-- Begin RAW DATA --
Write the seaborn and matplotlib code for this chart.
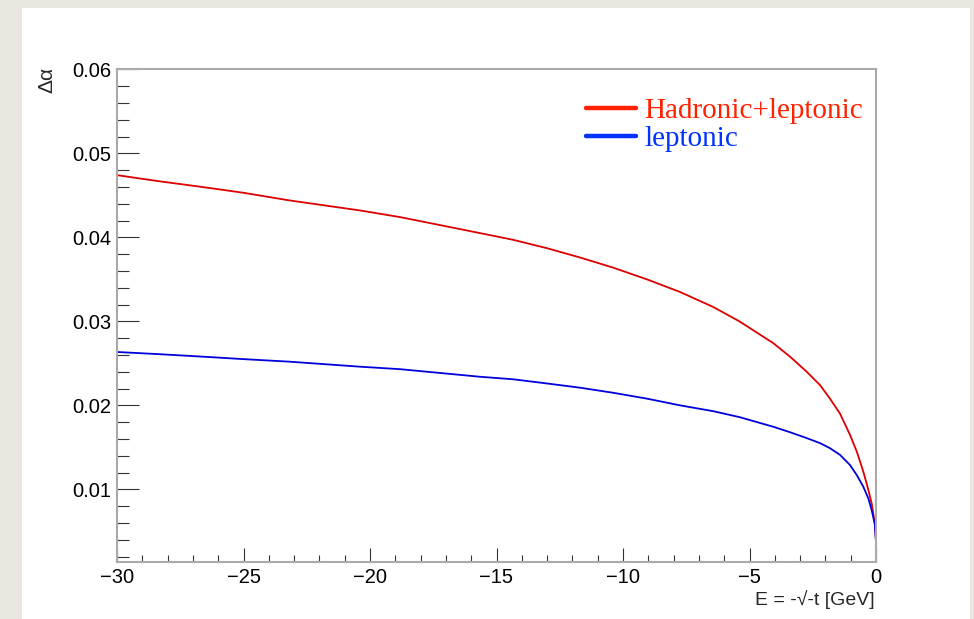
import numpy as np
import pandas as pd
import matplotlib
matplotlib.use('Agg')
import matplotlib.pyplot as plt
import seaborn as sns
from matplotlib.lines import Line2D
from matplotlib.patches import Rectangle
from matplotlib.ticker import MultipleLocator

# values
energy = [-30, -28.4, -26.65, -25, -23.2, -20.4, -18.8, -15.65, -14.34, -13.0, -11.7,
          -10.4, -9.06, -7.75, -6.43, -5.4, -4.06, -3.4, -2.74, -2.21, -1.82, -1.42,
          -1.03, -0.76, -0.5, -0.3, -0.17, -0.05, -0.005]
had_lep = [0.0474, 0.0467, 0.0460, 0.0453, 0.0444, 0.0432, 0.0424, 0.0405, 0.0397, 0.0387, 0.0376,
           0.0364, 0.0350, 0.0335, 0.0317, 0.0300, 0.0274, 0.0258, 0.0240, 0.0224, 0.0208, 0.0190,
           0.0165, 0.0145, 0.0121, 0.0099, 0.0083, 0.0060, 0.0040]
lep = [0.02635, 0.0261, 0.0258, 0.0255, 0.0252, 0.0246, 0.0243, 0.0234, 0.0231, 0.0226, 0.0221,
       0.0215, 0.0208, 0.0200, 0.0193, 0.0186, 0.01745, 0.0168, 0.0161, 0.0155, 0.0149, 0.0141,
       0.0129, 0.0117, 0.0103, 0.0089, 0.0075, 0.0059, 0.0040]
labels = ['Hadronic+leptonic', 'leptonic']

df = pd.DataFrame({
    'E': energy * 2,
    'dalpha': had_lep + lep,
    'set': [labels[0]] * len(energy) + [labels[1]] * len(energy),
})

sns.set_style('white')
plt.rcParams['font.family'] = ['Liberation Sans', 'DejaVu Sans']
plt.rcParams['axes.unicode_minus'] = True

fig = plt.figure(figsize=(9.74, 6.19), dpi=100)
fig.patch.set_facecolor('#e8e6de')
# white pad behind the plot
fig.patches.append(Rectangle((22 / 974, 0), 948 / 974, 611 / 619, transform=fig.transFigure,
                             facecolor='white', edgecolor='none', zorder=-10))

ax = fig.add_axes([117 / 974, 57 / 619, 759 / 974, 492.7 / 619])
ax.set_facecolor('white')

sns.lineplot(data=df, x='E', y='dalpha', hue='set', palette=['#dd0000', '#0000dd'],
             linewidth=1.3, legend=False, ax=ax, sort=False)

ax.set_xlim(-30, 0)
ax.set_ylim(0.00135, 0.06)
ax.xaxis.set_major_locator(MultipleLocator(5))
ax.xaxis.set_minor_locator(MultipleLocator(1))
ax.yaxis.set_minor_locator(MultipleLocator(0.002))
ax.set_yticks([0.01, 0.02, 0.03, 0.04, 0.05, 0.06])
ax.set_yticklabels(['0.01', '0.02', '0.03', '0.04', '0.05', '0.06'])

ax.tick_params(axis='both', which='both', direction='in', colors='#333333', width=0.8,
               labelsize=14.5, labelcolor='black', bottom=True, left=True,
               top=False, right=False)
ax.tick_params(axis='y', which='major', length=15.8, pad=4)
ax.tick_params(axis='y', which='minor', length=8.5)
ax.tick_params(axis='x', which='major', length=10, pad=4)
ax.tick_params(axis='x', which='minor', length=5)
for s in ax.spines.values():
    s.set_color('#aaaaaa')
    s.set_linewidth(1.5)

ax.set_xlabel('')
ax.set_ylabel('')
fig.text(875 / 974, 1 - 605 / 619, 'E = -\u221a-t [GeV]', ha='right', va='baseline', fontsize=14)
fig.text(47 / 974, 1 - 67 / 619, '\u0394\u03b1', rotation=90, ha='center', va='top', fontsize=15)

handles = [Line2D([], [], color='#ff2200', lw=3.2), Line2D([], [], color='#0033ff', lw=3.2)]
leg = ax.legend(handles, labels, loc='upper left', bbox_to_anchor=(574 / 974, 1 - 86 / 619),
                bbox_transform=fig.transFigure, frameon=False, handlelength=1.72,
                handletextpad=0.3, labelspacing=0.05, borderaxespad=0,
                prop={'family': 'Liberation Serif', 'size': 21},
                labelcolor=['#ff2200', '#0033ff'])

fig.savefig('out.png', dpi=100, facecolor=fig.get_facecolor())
-- End RAW DATA --
GIVEN TASK: Take the material above from its first line through the line holding "plt.rcParams['axes.unicode_minus'] = True" and set it down exactly, without the pictures.

EXERCISE RESULT:
Write the seaborn and matplotlib code for this chart.
import numpy as np
import pandas as pd
import matplotlib
matplotlib.use('Agg')
import matplotlib.pyplot as plt
import seaborn as sns
from matplotlib.lines import Line2D
from matplotlib.patches import Rectangle
from matplotlib.ticker import MultipleLocator

# values
energy = [-30, -28.4, -26.65, -25, -23.2, -20.4, -18.8, -15.65, -14.34, -13.0, -11.7,
          -10.4, -9.06, -7.75, -6.43, -5.4, -4.06, -3.4, -2.74, -2.21, -1.82, -1.42,
          -1.03, -0.76, -0.5, -0.3, -0.17, -0.05, -0.005]
had_lep = [0.0474, 0.0467, 0.0460, 0.0453, 0.0444, 0.0432, 0.0424, 0.0405, 0.0397, 0.0387, 0.0376,
           0.0364, 0.0350, 0.0335, 0.0317, 0.0300, 0.0274, 0.0258, 0.0240, 0.0224, 0.0208, 0.0190,
           0.0165, 0.0145, 0.0121, 0.0099, 0.0083, 0.0060, 0.0040]
lep = [0.02635, 0.0261, 0.0258, 0.0255, 0.0252, 0.0246, 0.0243, 0.0234, 0.0231, 0.0226, 0.0221,
       0.0215, 0.0208, 0.0200, 0.0193, 0.0186, 0.01745, 0.0168, 0.0161, 0.0155, 0.0149, 0.0141,
       0.0129, 0.0117, 0.0103, 0.0089, 0.0075, 0.0059, 0.0040]
labels = ['Hadronic+leptonic', 'leptonic']

df = pd.DataFrame({
    'E': energy * 2,
    'dalpha': had_lep + lep,
    'set': [labels[0]] * len(energy) + [labels[1]] * len(energy),
})

sns.set_style('white')
plt.rcParams['font.family'] = ['Liberation Sans', 'DejaVu Sans']
plt.rcParams['axes.unicode_minus'] = True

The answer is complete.